Improving stability and understandability of genotype-phenotype mapping in Saccharomyces using regularized variable selection in L-PLS regression
1 Biostatistics, Department of Chemistry, Biotechnology and Food Sciences, Norwegian University of Life Sciences, Ås, Norway
2 Department of Animal and Aquaculture, Centre of Integrative Genetics (CIGENE), Ås, Norway
3 Department of Cell- and Molecular Biology, University of Gothenburg, Gothenburg, Sweden
BMC Bioinformatics 2012, 13:327 doi:10.1186/1471-2105-13-327Published: 8 December 2012
Multivariate approaches have been successfully applied to genome wide association studies. Recently, a Partial Least Squares (PLS) based approach was introduced for mapping yeast genotype-phenotype relations, where background information such as gene function classification, gene dispensability, recent or ancient gene copy number variations and the presence of premature stop codons or frameshift mutations in reading frames, were used post hoc to explain selected genes. One of the latest advancement in PLS named L-Partial Least Squares (L-PLS), where ‘L’ presents the used data structure, enables the use of background information at the modeling level. Here, a modification of L-PLS with variable importance on projection (VIP) was implemented using a stepwise regularized procedure for gene and background information selection.

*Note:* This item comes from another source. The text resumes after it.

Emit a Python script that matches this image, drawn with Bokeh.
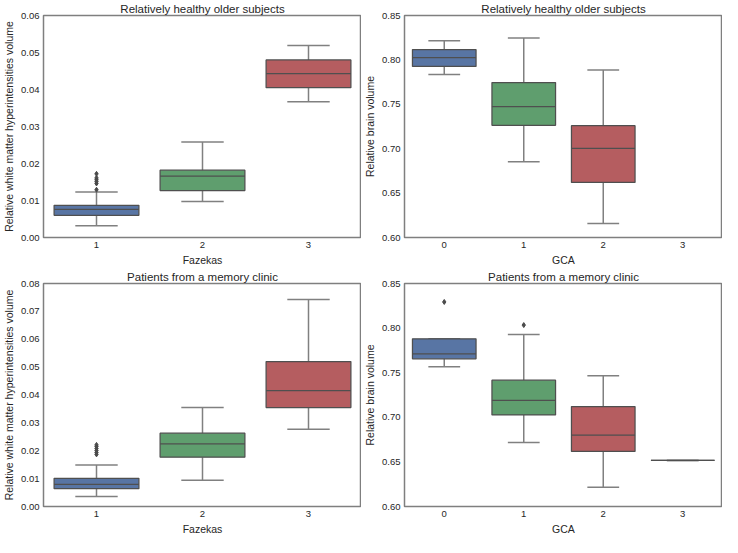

Results were compared to PLS-based procedures, where no background information was used.
Applying the proposed methodology to yeast Saccharomyces cerevisiae data, we found the relationship between genotype-phenotype to have improved understandability. Phenotypic variations were explained by the variations of relatively stable genes and stable background variations. The suggested procedure provides an automatic way for genotype-phenotype mapping. The selected phenotype influencing genes were evolving 29% faster than non-influential genes, and the current results are supported by a recently conducted study. Further power analysis on simulated data verified that the proposed methodology selects relevant variables.
A modification of L-PLS with VIP in a stepwise regularized elimination procedure can improve the understandability and stability of selected genes and background information. The approach is recommended for genome wide association studies where background information is available.